What is alleged to be the case, according to neighbours quoted in news reports, is that the daycare was set up as a front for drug dealing. There were periods where they had no children enrolled and instead an endless stream of grown men came and went from the facility.
It was clear to the community that something wasn’t right about this place. Yet apparently city inspectors didn’t see things the same way, because the facility passed a daycare inspection just days before the tragic incident occurred.
NYC Mayor Eric Adams has been defensive of city staff. “The team did their job,” he said, noting that background checks were done on the daycare employees. “Who did not do their job were the people who were there to protect the children. That is what was the most frightening aspect of this, because everything appeared normal based on the standards we put in place.”
This story should be bigger news. Sure, it’s received a bit of international attention. But what it hasn’t generated is shock and outrage and demands for change.
That this even happened is a sign that things have gone horribly wrong. That it hasn’t caused widespread outrage suggests that part of what’s wrong is our way of looking at the drug crisis.
After backing away from the “war on drugs” over 20 years ago, we have gone in the opposite direction. The system now pushes a judgment-free approach to the normalization of hard drug use and culture.
The people running the drug site at the daycare should be judged as moral failures, as the worst of lowlifes, and that anyone doing likewise should feel deep shame. Instead, we as a society are sending the message that no one involved in the current crisis has any moral agency. The only solutions are less judgment, less policing, more normalization, more government injection sites, and very little pressure for addicts to enter treatment.
During the recent Toronto mayoral race, I campaigned on phasing out drug-injection sites and replacing them with treatment centres. It’s a compassionate vision that places treatment of addicts ahead of policing, but even that light approach was criticized as too tough by the activist networks in my city.
Since the election, Toronto residents have learned just how bad things have become.

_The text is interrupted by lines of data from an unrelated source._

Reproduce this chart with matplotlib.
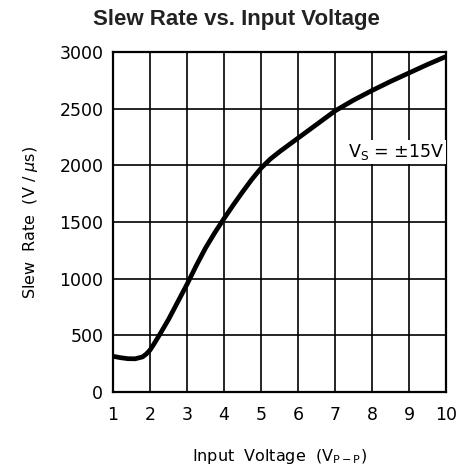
import matplotlib
matplotlib.use("Agg")
import matplotlib.pyplot as plt

# data
input_voltage = [1.0, 1.2, 1.4, 1.6, 1.8, 1.9, 2.0, 2.1, 2.25, 2.5, 2.75, 3.0, 3.25, 3.5,
                 3.75, 4.0, 4.25, 4.5, 4.75, 5.0, 5.25, 5.5, 5.75, 6.0, 6.5, 7.0, 7.5,
                 8.0, 8.5, 9.0, 9.5, 10.0]
slew_rate = [315, 303, 294, 293, 310, 335, 370, 420, 500, 640, 795, 950, 1115, 1270,
             1405, 1530, 1650, 1765, 1875, 1975, 2055, 2120, 2180, 2240, 2360, 2480, 2575,
             2660, 2740, 2815, 2890, 2960]
x_ticks = [1, 2, 3, 4, 5, 6, 7, 8, 9, 10]
y_ticks = [0, 500, 1000, 1500, 2000, 2500, 3000]

fig = plt.figure(figsize=(4.64, 4.74), dpi=100)
ax = fig.add_axes([113/464, 82/474, 333/464, 340/474])

ax.plot(input_voltage, slew_rate, color="black", linewidth=3.4, solid_joinstyle="round",
        solid_capstyle="butt", zorder=3)

ax.set_xlim(1, 10)
ax.set_ylim(0, 3000)
ax.set_xticks(x_ticks)
ax.set_yticks(y_ticks)
ax.set_xticklabels([str(t) for t in x_ticks])
ax.set_yticklabels([str(t) for t in y_ticks])
ax.grid(True, color="black", linewidth=1.2)
ax.tick_params(length=0, labelsize=12.5, pad=7)
ax.tick_params(axis="x", pad=10)
for s in ax.spines.values():
    s.set_linewidth(1.6)

ax.set_xlabel(r"Input  Voltage  (V$_{\mathregular{P-P}}$)", fontsize=11.5, labelpad=17)
ax.set_ylabel(r"Slew  Rate  (V / $\mu$s)", fontsize=11.5, labelpad=14)

ax.text(9.95, 2120, r"V$_{\mathregular{S}}$ = $\pm$15V", fontsize=12.5, ha="right", va="center",
        bbox=dict(facecolor="white", edgecolor="none", pad=1.5), zorder=4)

fig.text(236/464, 1 - 20/474, "Slew Rate vs. Input Voltage", ha="center", va="center",
         fontsize=16, fontweight="bold", family="Liberation Sans", color="#222222")

fig.savefig("out.png", dpi=100)
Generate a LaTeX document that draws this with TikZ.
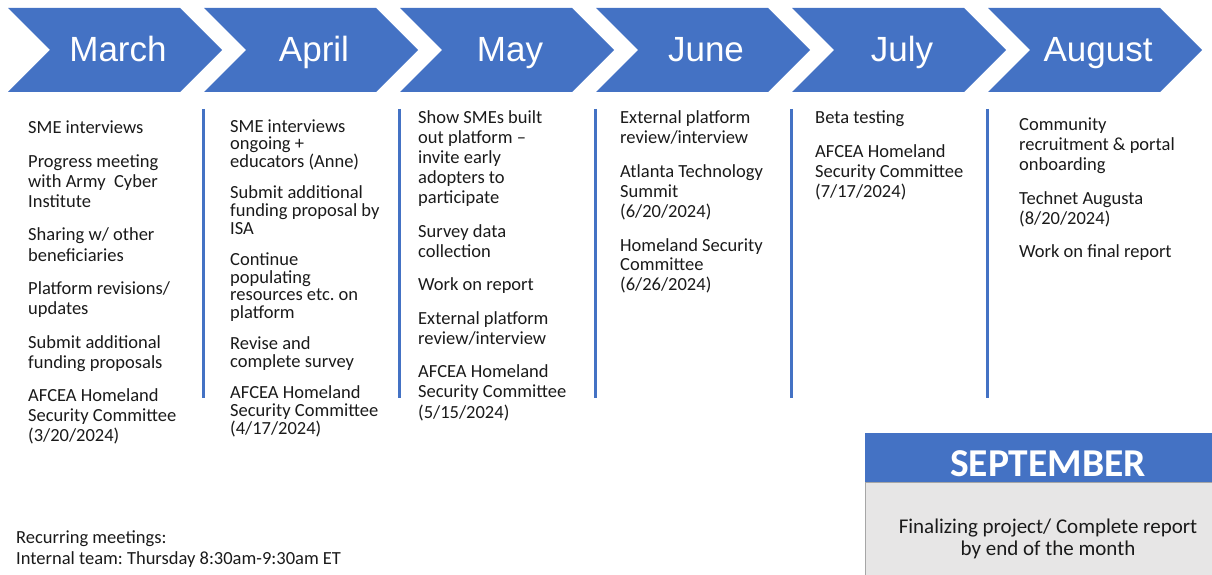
\documentclass[tikz,border=0pt]{standalone}
\usepackage{fontspec}
\setmainfont{Carlito}
\newfontfamily\arialfont{Liberation Sans}
\definecolor{accentblue}{HTML}{4472C4}
\definecolor{panelgray}{HTML}{E7E6E6}
\definecolor{bodytext}{HTML}{1A1A1A}
\frenchspacing

% A column of task paragraphs; #1 is the line spacing, #2 the paragraphs
\newcommand{\taskcolumn}[2]{%
  \parbox[t]{200pt}{\fontsize{18.5}{#1}\selectfont
    \lineskiplimit=-100pt\setlength{\parskip}{13.5pt}\raggedright #2}}

\tikzset{
  chevronshape/.style={fill=accentblue, draw=none},
  monthlabel/.style={text=white, anchor=base, inner sep=0pt,
    font=\arialfont\fontsize{35}{35}\selectfont},
  tasklist/.style={anchor=base west, inner sep=0pt, text=bodytext},
  divider/.style={draw=accentblue, line width=2.5pt},
  footnote/.style={anchor=base west, inner sep=0pt, text=bodytext,
    font=\fontsize{18.5}{20}\selectfont},
}

\begin{document}
\begin{tikzpicture}[x=1pt, y=-1pt]
\useasboundingbox (0,0) rectangle (1212,575);

% month chevrons
\foreach \name/\lbl [count=\i from 0] in
  {march/March, april/April, may/May, june/June, july/July, august/August} {
  \pgfmathsetmacro{\L}{8+196*\i}
  \fill[chevronshape] (\L,8) -- (\L+172,8) -- (\L+214,50) -- (\L+172,92)
    -- (\L,92) -- (\L+42,50) -- cycle;
  \node[monthlabel] (\name) at (\L+110,62) {\lbl};
}

% column dividers
\foreach \i in {1,...,5} {
  \pgfmathsetmacro{\X}{7.5+196*\i}
  \draw[divider] (\X,109) -- (\X,398);
}

% tasks per month
\node[tasklist] (marchtasks) at (28,134) {\taskcolumn{20pt}{%
  SME interviews\par
  Progress meeting\\with Army~ Cyber\\Institute\par
  Sharing w/ other\\beneficiaries\par
  Platform revisions/\\updates\par
  Submit additional\\funding proposals\par
  AFCEA Homeland\\Security Committee\\(3/20/2024)}};

\node[tasklist] (apriltasks) at (230,132.3) {\taskcolumn{17.7pt}{%
  SME interviews\\ongoing +\\educators (Anne)\par
  Submit additional\\funding proposal by\\ISA\par
  Continue\\populating\\resources etc. on\\platform\par
  Revise and\\complete survey\par
  AFCEA Homeland\\Security Committee\\(4/17/2024)}};

\node[tasklist] (maytasks) at (418,124) {\taskcolumn{20pt}{%
  Show SMEs built\\out platform –\\invite early\\adopters to\\participate\par
  Survey data\\collection\par
  Work on report\par
  External platform\\review/interview\par
  AFCEA Homeland\\Security Committee\\(5/15/2024)}};

\node[tasklist] (junetasks) at (620,124) {\taskcolumn{20pt}{%
  External platform\\review/interview\par
  Atlanta Technology\\Summit\\(6/20/2024)\par
  Homeland Security\\Committee\\(6/26/2024)}};

\node[tasklist] (julytasks) at (815,124) {\taskcolumn{20pt}{%
  Beta testing\par
  AFCEA Homeland\\Security Committee\\(7/17/2024)}};

\node[tasklist] (augusttasks) at (1019,130.7) {\taskcolumn{20pt}{%
  Community\\recruitment \& portal\\onboarding\par
  Technet Augusta\\(8/20/2024)\par
  Work on final report}};

% September panel
\fill[accentblue] (865,433) rectangle (1232,482);
\filldraw[fill=panelgray, draw=gray!70, line width=0.8pt] (865.4,482) rectangle (1232,580);
\node[anchor=base, inner sep=0pt, text=white,
  font=\bfseries\fontsize{39.5}{39.5}\selectfont] (september) at (1048,476.7) {SEPTEMBER};
\node[anchor=base, inner sep=0pt, text=bodytext] (septembertask) at (1048,533.3)
  {\parbox[t]{340pt}{\centering\fontsize{21}{21.7}\selectfont\lineskiplimit=-100pt
   Finalizing project/ Complete report\\by end of the month}};

% recurring meetings note
\node[footnote] (recurring) at (16,543) {Recurring meetings:};
\node[footnote] (internal) at (16,564) {Internal team: Thursday 8:30am-9:30am ET};
\end{tikzpicture}
\end{document}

A young mother was killed by a stray bullet as dealers battled it out in front of a drug site located in a family neighbourhood.
One of the drug site employees has since been charged with helping the alleged shooter escape and police are investigating the site for hosting dealing inside the facility. It’s basically a government-run drug den, yet it still operates with impunity.

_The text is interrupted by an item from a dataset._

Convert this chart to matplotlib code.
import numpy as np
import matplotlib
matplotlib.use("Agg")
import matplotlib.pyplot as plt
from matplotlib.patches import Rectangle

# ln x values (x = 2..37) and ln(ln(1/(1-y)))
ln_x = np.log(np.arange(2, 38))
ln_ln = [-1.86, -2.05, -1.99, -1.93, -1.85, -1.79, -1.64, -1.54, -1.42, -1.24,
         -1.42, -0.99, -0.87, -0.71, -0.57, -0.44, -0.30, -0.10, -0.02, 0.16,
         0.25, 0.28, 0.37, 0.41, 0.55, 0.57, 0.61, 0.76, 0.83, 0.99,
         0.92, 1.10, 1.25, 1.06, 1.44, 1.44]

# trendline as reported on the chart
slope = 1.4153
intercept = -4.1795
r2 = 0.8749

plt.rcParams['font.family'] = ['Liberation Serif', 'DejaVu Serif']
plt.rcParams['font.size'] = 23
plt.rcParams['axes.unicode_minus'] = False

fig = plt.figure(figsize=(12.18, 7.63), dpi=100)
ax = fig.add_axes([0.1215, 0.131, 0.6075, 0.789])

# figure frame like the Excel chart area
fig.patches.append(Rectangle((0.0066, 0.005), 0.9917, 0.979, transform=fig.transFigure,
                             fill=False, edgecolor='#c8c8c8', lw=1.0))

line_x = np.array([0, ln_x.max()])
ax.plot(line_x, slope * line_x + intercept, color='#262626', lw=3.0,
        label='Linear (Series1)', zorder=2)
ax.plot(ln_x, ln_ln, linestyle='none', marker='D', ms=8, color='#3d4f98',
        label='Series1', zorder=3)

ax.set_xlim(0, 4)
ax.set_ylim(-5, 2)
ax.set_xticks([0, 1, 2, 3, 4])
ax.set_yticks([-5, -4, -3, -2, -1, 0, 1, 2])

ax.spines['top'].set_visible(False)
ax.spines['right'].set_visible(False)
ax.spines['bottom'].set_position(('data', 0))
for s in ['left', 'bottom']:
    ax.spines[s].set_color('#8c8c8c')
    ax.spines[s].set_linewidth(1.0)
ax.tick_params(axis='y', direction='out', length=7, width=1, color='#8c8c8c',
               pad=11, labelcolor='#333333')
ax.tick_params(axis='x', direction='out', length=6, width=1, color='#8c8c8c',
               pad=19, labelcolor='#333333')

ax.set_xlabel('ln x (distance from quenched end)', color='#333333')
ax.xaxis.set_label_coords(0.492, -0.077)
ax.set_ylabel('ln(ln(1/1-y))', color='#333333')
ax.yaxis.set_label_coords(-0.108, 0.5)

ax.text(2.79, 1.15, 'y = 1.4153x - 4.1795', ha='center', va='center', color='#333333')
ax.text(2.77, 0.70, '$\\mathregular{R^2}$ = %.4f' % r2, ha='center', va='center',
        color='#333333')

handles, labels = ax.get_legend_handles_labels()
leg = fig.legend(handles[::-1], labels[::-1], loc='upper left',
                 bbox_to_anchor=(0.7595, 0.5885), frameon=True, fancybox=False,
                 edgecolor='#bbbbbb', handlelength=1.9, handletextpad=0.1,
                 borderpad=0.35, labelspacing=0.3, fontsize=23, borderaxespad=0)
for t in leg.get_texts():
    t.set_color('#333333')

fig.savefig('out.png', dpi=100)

Parents in the area have found fentanyl lying around the neighbourhood in little baggies, presented like candy. We’re lucky that a repeat of the Bronx tragedy hasn’t yet happened in Toronto.

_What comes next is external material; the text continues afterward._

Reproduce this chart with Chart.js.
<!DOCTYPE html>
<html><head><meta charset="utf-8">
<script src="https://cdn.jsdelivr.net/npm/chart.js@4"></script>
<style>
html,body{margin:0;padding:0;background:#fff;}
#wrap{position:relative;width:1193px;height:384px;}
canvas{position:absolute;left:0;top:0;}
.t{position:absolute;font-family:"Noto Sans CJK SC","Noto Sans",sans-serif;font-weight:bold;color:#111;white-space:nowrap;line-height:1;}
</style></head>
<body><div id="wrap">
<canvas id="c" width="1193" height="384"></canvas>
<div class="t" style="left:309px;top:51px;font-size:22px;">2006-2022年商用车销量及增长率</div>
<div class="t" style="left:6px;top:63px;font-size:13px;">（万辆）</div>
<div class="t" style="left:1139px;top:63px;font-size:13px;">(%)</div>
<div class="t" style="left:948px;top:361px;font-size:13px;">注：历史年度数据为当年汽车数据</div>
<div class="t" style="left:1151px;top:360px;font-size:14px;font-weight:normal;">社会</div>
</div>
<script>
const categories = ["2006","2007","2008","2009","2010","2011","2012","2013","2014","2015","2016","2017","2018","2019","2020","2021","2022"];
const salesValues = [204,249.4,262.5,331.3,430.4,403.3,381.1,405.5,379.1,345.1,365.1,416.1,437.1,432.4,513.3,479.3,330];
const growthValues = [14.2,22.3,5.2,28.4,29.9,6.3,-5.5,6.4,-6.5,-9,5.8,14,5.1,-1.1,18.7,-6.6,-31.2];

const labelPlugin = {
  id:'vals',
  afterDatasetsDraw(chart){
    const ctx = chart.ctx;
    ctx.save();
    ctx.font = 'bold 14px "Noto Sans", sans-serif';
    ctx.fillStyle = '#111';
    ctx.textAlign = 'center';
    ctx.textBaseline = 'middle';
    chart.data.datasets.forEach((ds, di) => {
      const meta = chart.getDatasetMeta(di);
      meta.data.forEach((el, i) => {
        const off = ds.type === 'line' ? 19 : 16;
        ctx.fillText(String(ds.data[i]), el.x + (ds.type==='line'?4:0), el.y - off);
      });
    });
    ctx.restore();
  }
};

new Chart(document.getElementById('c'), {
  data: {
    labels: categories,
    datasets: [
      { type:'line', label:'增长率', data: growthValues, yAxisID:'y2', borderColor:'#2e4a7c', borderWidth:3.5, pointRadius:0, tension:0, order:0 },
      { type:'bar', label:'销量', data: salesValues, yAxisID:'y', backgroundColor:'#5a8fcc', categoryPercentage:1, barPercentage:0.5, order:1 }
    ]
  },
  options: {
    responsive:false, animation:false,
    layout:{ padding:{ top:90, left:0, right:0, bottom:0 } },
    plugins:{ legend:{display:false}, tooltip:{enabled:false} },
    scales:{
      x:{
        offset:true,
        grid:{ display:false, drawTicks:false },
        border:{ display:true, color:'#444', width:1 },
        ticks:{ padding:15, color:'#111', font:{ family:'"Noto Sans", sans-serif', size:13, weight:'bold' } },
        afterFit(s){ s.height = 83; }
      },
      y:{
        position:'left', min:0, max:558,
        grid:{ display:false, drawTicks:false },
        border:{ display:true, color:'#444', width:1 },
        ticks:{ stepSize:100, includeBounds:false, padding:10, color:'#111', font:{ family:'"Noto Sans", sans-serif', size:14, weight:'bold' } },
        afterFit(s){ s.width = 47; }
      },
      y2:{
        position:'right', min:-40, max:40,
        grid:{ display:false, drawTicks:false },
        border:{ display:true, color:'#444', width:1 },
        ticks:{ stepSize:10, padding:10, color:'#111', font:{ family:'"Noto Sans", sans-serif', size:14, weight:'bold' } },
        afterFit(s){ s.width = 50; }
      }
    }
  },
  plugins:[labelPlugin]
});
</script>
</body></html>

Thankfully, the conversation is starting to shift. People are seeking a better way, one that treats drug addicts with compassion but also acknowledges that we can’t tolerate this urban decay anymore.
Recently, a dozen leading addiction experts in Canada sent an open letter to the federal health minister criticizing so-called “safe supply” programs that provide free drugs to addicts. They say the distribution programs are leading to addicts selling these drugs for money to in turn purchase harder drugs. They add that the product is getting in the hands of first-time users, creating new addicts. The signatories have also spoken out against the bullying that drug culture activists are using to silence concerned experts.
The drug approach throughout North American states and provinces all differ in their specifics, but what they have in common is that for the past decade they’ve all drifted towards more liberal policies. We now see those policies are failing and people fear their community will be the next San Francisco, which has rapidly declined in recent years.
A toddler shouldn’t die from fentanyl in the air at a daycare. Full stop. There is no rationalizing what happened. And there’s also no denying that our current drug culture makes such tragedies more likely to happen.